[Data provided]
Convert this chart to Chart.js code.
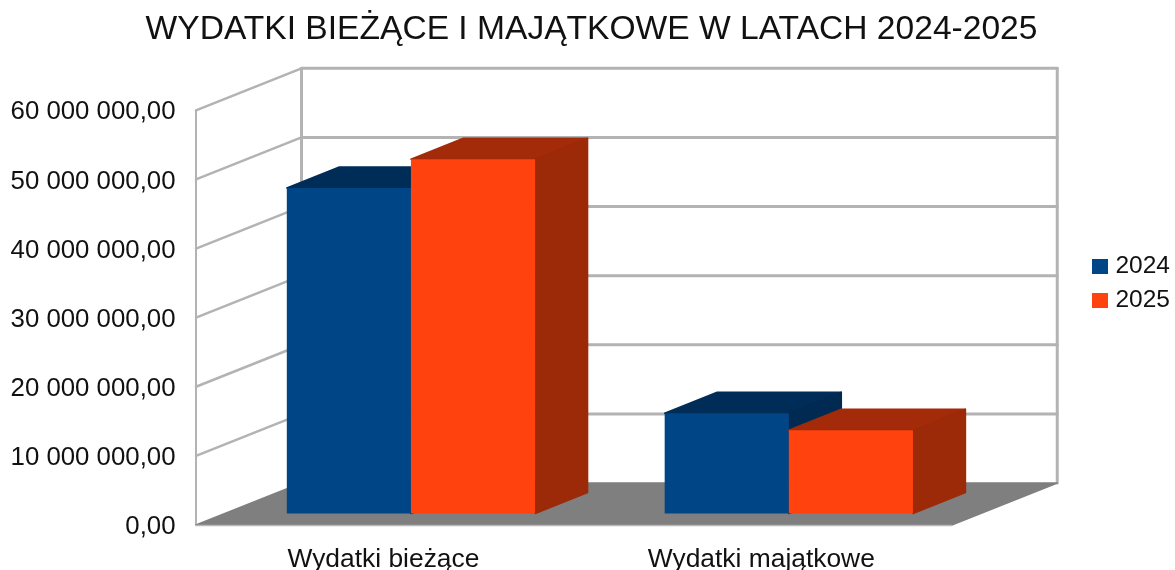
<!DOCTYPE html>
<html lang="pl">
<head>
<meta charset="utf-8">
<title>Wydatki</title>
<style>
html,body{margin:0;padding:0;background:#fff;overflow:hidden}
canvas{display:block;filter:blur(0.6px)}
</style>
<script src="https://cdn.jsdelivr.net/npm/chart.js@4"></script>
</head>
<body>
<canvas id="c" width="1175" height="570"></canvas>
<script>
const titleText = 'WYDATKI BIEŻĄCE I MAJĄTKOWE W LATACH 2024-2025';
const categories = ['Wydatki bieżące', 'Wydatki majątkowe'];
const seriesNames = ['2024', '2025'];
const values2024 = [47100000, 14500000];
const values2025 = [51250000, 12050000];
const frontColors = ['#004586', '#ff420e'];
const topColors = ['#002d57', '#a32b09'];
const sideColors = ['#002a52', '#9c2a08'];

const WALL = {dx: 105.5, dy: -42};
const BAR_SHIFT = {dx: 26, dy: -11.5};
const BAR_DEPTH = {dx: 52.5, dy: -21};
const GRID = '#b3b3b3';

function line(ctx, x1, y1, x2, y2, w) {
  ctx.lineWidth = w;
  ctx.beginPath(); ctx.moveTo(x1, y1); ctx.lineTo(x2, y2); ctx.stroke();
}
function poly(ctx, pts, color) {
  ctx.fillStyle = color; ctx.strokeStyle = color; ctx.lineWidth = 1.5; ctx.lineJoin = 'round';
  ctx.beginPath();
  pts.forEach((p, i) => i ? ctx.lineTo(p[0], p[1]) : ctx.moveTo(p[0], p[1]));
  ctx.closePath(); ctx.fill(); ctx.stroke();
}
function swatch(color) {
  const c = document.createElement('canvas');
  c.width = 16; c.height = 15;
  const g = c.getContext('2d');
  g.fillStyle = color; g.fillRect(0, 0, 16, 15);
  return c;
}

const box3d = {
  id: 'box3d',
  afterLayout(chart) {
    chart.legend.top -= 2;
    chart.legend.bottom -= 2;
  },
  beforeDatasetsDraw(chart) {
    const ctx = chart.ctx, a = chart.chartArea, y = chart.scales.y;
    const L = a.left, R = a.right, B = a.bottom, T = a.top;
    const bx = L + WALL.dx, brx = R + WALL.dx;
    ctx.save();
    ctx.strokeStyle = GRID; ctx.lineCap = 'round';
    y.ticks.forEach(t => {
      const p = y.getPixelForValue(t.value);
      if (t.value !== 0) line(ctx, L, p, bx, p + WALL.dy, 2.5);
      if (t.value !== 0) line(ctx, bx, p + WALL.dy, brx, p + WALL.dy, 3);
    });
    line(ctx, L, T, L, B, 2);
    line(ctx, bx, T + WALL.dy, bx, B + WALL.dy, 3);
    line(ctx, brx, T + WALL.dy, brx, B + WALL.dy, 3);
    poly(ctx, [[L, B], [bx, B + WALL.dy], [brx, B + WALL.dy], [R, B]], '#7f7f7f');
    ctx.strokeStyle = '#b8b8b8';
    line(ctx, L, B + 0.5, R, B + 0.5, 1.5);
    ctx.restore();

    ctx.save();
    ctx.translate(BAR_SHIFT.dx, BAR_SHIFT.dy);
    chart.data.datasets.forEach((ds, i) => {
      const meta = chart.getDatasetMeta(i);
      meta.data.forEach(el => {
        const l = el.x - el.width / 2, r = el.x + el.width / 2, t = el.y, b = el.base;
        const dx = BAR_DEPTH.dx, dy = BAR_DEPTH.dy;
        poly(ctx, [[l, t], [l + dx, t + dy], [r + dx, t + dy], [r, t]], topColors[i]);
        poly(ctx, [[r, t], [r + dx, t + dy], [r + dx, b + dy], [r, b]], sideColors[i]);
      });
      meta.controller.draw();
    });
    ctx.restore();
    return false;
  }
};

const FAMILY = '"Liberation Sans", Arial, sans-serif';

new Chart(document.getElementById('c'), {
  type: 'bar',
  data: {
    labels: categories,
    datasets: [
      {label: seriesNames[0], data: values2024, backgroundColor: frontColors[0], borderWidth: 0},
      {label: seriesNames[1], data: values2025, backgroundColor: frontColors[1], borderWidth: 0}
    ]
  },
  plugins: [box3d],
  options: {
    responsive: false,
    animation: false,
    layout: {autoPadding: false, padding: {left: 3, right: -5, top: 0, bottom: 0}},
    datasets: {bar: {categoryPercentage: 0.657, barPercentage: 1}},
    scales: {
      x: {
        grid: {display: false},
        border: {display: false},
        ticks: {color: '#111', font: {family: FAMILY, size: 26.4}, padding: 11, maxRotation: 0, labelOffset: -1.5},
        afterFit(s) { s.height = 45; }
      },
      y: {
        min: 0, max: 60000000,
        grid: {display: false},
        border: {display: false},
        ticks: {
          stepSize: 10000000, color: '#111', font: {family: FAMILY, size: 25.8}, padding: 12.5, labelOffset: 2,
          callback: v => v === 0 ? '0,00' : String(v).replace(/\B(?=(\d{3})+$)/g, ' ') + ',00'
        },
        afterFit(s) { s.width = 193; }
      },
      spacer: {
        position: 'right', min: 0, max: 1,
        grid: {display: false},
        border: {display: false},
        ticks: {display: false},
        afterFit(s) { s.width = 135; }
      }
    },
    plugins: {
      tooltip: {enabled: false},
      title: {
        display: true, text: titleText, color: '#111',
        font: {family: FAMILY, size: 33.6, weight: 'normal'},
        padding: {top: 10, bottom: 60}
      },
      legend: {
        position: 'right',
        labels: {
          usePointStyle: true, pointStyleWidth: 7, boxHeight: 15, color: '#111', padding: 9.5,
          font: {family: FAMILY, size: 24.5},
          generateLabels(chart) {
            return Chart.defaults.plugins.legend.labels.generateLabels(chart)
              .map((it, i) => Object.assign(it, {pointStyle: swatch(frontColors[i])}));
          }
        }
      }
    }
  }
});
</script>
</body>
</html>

[Written instruction] Leave every image out, and retype the material exactly.

[Solution for this task]
Convert this chart to Chart.js code.
<!DOCTYPE html>
<html lang="pl">
<head>
<meta charset="utf-8">
<title>Wydatki</title>
<style>
html,body{margin:0;padding:0;background:#fff;overflow:hidden}
canvas{display:block;filter:blur(0.6px)}
</style>
<script src="https://cdn.jsdelivr.net/npm/chart.js@4"></script>
</head>
<body>
<canvas id="c" width="1175" height="570"></canvas>
<script>
const titleText = 'WYDATKI BIEŻĄCE I MAJĄTKOWE W LATACH 2024-2025';
const categories = ['Wydatki bieżące', 'Wydatki majątkowe'];
const seriesNames = ['2024', '2025'];
const values2024 = [47100000, 14500000];
const values2025 = [51250000, 12050000];
const frontColors = ['#004586', '#ff420e'];
const topColors = ['#002d57', '#a32b09'];
const sideColors = ['#002a52', '#9c2a08'];

const WALL = {dx: 105.5, dy: -42};
const BAR_SHIFT = {dx: 26, dy: -11.5};
const BAR_DEPTH = {dx: 52.5, dy: -21};
const GRID = '#b3b3b3';

function line(ctx, x1, y1, x2, y2, w) {
  ctx.lineWidth = w;
  ctx.beginPath(); ctx.moveTo(x1, y1); ctx.lineTo(x2, y2); ctx.stroke();
}
function poly(ctx, pts, color) {
  ctx.fillStyle = color; ctx.strokeStyle = color; ctx.lineWidth = 1.5; ctx.lineJoin = 'round';
  ctx.beginPath();
  pts.forEach((p, i) => i ? ctx.lineTo(p[0], p[1]) : ctx.moveTo(p[0], p[1]));
  ctx.closePath(); ctx.fill(); ctx.stroke();
}
function swatch(color) {
  const c = document.createElement('canvas');
  c.width = 16; c.height = 15;
  const g = c.getContext('2d');
  g.fillStyle = color; g.fillRect(0, 0, 16, 15);
  return c;
}

const box3d = {
  id: 'box3d',
  afterLayout(chart) {
    chart.legend.top -= 2;
    chart.legend.bottom -= 2;
  },
  beforeDatasetsDraw(chart) {
    const ctx = chart.ctx, a = chart.chartArea, y = chart.scales.y;
    const L = a.left, R = a.right, B = a.bottom, T = a.top;
    const bx = L + WALL.dx, brx = R + WALL.dx;
    ctx.save();
    ctx.strokeStyle = GRID; ctx.lineCap = 'round';
    y.ticks.forEach(t => {
      const p = y.getPixelForValue(t.value);
      if (t.value !== 0) line(ctx, L, p, bx, p + WALL.dy, 2.5);
      if (t.value !== 0) line(ctx, bx, p + WALL.dy, brx, p + WALL.dy, 3);
    });
    line(ctx, L, T, L, B, 2);
    line(ctx, bx, T + WALL.dy, bx, B + WALL.dy, 3);
    line(ctx, brx, T + WALL.dy, brx, B + WALL.dy, 3);
    poly(ctx, [[L, B], [bx, B + WALL.dy], [brx, B + WALL.dy], [R, B]], '#7f7f7f');
    ctx.strokeStyle = '#b8b8b8';
    line(ctx, L, B + 0.5, R, B + 0.5, 1.5);
    ctx.restore();

    ctx.save();
    ctx.translate(BAR_SHIFT.dx, BAR_SHIFT.dy);
    chart.data.datasets.forEach((ds, i) => {
      const meta = chart.getDatasetMeta(i);
      meta.data.forEach(el => {
        const l = el.x - el.width / 2, r = el.x + el.width / 2, t = el.y, b = el.base;
        const dx = BAR_DEPTH.dx, dy = BAR_DEPTH.dy;
        poly(ctx, [[l, t], [l + dx, t + dy], [r + dx, t + dy], [r, t]], topColors[i]);
        poly(ctx, [[r, t], [r + dx, t + dy], [r + dx, b + dy], [r, b]], sideColors[i]);
      });
      meta.controller.draw();
    });
    ctx.restore();
    return false;
  }
};

const FAMILY = '"Liberation Sans", Arial, sans-serif';

new Chart(document.getElementById('c'), {
  type: 'bar',
  data: {
    labels: categories,
    datasets: [
      {label: seriesNames[0], data: values2024, backgroundColor: frontColors[0], borderWidth: 0},
      {label: seriesNames[1], data: values2025, backgroundColor: frontColors[1], borderWidth: 0}
    ]
  },
  plugins: [box3d],
  options: {
    responsive: false,
    animation: false,
    layout: {autoPadding: false, padding: {left: 3, right: -5, top: 0, bottom: 0}},
    datasets: {bar: {categoryPercentage: 0.657, barPercentage: 1}},
    scales: {
      x: {
        grid: {display: false},
        border: {display: false},
        ticks: {color: '#111', font: {family: FAMILY, size: 26.4}, padding: 11, maxRotation: 0, labelOffset: -1.5},
        afterFit(s) { s.height = 45; }
      },
      y: {
        min: 0, max: 60000000,
        grid: {display: false},
        border: {display: false},
        ticks: {
          stepSize: 10000000, color: '#111', font: {family: FAMILY, size: 25.8}, padding: 12.5, labelOffset: 2,
          callback: v => v === 0 ? '0,00' : String(v).replace(/\B(?=(\d{3})+$)/g, ' ') + ',00'
        },
        afterFit(s) { s.width = 193; }
      },
      spacer: {
        position: 'right', min: 0, max: 1,
        grid: {display: false},
        border: {display: false},
        ticks: {display: false},
        afterFit(s) { s.width = 135; }
      }
    },
    plugins: {
      tooltip: {enabled: false},
      title: {
        display: true, text: titleText, color: '#111',
        font: {family: FAMILY, size: 33.6, weight: 'normal'},
        padding: {top: 10, bottom: 60}
      },
      legend: {
        position: 'right',
        labels: {
          usePointStyle: true, pointStyleWidth: 7, boxHeight: 15, color: '#111', padding: 9.5,
          font: {family: FAMILY, size: 24.5},
          generateLabels(chart) {
            return Chart.defaults.plugins.legend.labels.generateLabels(chart)
              .map((it, i) => Object.assign(it, {pointStyle: swatch(frontColors[i])}));
          }
        }
      }
    }
  }
});
</script>
</body>
</html>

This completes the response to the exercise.